┌──

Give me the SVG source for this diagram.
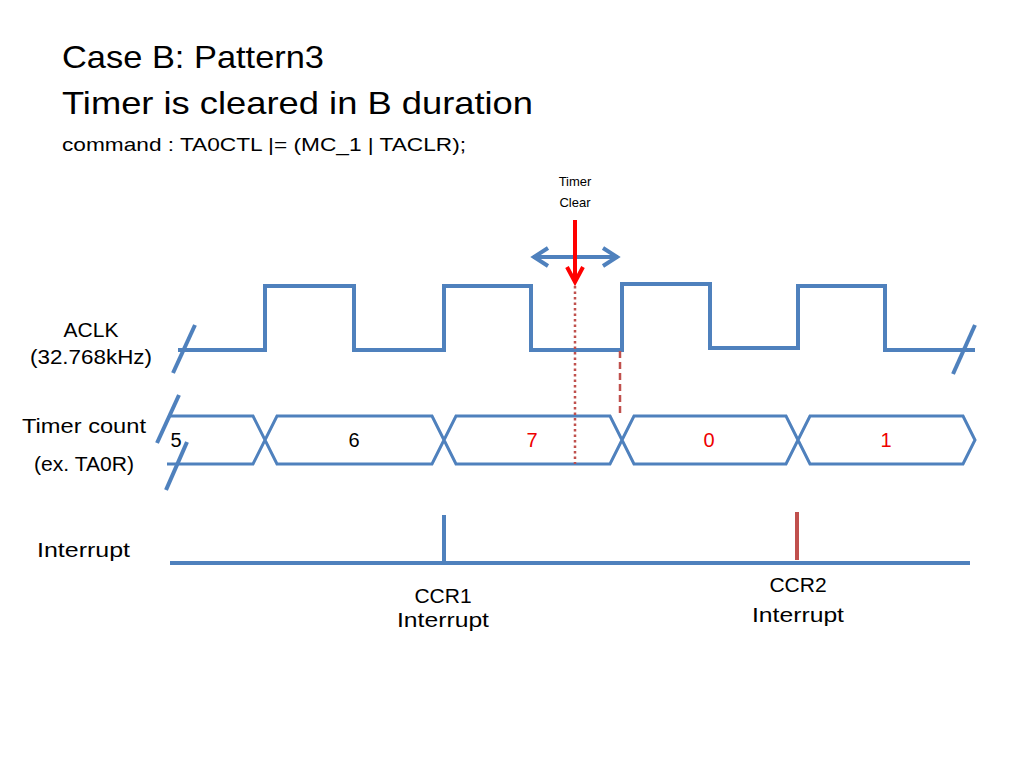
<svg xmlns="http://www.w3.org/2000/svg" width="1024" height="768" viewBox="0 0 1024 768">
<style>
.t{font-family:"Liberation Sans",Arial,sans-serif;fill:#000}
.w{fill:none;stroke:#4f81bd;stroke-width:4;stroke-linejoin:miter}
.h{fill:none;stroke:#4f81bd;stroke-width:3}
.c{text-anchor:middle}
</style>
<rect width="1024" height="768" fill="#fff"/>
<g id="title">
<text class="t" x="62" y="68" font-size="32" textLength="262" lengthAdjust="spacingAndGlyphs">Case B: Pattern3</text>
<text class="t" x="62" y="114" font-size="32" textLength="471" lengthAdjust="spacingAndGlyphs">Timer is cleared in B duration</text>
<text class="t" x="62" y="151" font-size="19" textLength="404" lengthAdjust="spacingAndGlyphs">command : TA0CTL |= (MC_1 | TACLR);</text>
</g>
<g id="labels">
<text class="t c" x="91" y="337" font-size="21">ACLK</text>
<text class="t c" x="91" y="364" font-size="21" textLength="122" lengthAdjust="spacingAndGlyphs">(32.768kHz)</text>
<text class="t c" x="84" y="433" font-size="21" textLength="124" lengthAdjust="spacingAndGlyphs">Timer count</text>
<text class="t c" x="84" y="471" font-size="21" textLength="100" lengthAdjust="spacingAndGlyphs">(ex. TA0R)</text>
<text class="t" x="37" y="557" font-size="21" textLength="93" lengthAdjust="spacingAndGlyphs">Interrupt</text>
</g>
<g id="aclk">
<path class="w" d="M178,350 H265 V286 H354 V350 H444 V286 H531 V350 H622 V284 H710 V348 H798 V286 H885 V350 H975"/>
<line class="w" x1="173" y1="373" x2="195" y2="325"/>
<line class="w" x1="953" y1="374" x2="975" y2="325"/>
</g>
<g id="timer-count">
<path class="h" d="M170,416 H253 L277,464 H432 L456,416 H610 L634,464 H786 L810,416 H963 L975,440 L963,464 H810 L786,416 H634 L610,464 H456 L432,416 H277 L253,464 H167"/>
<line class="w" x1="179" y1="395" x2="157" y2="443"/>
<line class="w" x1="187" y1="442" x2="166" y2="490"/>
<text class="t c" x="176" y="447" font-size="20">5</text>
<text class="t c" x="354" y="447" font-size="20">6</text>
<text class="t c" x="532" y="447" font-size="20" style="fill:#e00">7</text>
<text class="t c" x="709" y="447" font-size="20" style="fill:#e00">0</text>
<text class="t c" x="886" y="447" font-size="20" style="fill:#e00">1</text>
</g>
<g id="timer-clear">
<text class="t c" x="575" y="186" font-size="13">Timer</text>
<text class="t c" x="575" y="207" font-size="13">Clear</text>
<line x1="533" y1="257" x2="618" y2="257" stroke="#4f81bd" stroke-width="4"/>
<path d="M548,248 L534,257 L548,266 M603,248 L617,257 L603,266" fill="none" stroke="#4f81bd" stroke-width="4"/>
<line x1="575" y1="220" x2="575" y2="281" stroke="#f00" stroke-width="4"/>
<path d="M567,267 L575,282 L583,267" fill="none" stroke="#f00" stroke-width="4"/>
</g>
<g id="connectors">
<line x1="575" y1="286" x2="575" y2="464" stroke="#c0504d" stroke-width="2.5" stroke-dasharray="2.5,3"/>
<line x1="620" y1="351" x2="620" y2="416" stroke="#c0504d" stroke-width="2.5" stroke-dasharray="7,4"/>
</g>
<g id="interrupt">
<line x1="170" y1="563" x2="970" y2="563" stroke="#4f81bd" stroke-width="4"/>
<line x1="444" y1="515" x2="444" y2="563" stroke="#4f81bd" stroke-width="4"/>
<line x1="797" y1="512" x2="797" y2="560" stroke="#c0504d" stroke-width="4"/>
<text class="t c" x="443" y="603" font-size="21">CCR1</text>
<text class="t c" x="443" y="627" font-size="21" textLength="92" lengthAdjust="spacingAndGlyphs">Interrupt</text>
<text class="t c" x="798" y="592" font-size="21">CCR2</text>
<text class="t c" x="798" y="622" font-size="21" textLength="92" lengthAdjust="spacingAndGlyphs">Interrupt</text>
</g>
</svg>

└──
┌──

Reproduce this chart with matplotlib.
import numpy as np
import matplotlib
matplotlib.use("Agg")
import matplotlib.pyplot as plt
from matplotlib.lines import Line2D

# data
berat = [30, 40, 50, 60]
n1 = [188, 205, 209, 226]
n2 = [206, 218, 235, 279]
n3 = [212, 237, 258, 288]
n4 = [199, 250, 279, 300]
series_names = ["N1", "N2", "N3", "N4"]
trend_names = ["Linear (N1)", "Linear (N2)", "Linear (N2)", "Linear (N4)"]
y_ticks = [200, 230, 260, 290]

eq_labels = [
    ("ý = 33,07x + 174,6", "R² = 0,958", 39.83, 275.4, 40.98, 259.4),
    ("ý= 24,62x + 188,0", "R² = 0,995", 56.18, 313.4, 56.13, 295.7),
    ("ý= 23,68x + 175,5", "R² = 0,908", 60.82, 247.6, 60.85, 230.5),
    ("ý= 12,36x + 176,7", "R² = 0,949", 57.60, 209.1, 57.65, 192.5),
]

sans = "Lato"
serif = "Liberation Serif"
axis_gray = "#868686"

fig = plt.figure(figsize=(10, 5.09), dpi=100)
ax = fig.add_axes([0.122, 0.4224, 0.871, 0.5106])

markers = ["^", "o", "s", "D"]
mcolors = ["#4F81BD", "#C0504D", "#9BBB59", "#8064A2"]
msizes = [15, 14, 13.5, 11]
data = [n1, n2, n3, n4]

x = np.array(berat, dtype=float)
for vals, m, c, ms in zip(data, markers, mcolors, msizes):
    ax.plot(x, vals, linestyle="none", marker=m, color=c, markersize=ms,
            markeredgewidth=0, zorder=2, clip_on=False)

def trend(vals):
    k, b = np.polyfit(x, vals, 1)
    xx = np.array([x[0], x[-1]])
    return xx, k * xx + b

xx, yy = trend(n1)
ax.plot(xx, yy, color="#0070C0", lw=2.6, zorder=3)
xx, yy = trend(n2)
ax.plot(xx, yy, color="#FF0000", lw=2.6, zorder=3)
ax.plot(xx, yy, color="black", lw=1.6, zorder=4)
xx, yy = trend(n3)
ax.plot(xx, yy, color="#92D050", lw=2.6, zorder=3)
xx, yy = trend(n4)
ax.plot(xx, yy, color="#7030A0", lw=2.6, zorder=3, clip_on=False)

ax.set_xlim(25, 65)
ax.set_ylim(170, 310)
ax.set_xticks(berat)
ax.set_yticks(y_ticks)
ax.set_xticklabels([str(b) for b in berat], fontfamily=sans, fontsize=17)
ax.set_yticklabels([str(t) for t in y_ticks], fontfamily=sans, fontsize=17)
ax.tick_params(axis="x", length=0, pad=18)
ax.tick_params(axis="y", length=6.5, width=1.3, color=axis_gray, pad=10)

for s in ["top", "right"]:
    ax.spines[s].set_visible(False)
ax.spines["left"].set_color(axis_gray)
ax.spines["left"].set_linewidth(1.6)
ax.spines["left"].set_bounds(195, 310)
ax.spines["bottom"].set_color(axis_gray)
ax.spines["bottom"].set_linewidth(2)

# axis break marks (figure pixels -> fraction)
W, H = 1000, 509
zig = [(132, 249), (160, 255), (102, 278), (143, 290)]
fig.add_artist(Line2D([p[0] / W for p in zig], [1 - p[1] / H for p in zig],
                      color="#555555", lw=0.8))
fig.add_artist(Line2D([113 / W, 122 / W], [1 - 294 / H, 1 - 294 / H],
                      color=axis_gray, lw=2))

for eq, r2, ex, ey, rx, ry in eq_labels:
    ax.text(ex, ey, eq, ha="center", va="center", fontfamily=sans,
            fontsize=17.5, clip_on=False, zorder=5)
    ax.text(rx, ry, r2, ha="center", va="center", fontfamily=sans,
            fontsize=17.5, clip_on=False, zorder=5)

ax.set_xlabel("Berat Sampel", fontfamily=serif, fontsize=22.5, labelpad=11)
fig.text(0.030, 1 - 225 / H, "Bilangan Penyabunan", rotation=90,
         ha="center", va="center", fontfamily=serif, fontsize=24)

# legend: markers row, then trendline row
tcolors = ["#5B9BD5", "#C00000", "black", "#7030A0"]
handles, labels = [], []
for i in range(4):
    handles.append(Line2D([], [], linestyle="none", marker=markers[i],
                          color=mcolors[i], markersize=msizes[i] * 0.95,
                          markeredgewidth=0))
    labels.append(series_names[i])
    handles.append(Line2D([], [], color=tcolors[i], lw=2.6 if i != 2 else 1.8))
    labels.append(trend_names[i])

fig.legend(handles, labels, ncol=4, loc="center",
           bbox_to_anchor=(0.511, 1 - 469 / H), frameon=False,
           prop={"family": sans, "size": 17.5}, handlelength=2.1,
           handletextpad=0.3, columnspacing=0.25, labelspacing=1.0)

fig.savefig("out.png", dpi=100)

└──

Reproduce exactly the lines from the line with "Reproduce this chart with matplotlib." through the line with "ax = fig.add_axes([0.122, 0.4224, 0.871, 0.5106])", both end lines included, and only those lines.

# [Full solution]
Reproduce this chart with matplotlib.
import numpy as np
import matplotlib
matplotlib.use("Agg")
import matplotlib.pyplot as plt
from matplotlib.lines import Line2D

# data
berat = [30, 40, 50, 60]
n1 = [188, 205, 209, 226]
n2 = [206, 218, 235, 279]
n3 = [212, 237, 258, 288]
n4 = [199, 250, 279, 300]
series_names = ["N1", "N2", "N3", "N4"]
trend_names = ["Linear (N1)", "Linear (N2)", "Linear (N2)", "Linear (N4)"]
y_ticks = [200, 230, 260, 290]

eq_labels = [
    ("ý = 33,07x + 174,6", "R² = 0,958", 39.83, 275.4, 40.98, 259.4),
    ("ý= 24,62x + 188,0", "R² = 0,995", 56.18, 313.4, 56.13, 295.7),
    ("ý= 23,68x + 175,5", "R² = 0,908", 60.82, 247.6, 60.85, 230.5),
    ("ý= 12,36x + 176,7", "R² = 0,949", 57.60, 209.1, 57.65, 192.5),
]

sans = "Lato"
serif = "Liberation Serif"
axis_gray = "#868686"

fig = plt.figure(figsize=(10, 5.09), dpi=100)
ax = fig.add_axes([0.122, 0.4224, 0.871, 0.5106])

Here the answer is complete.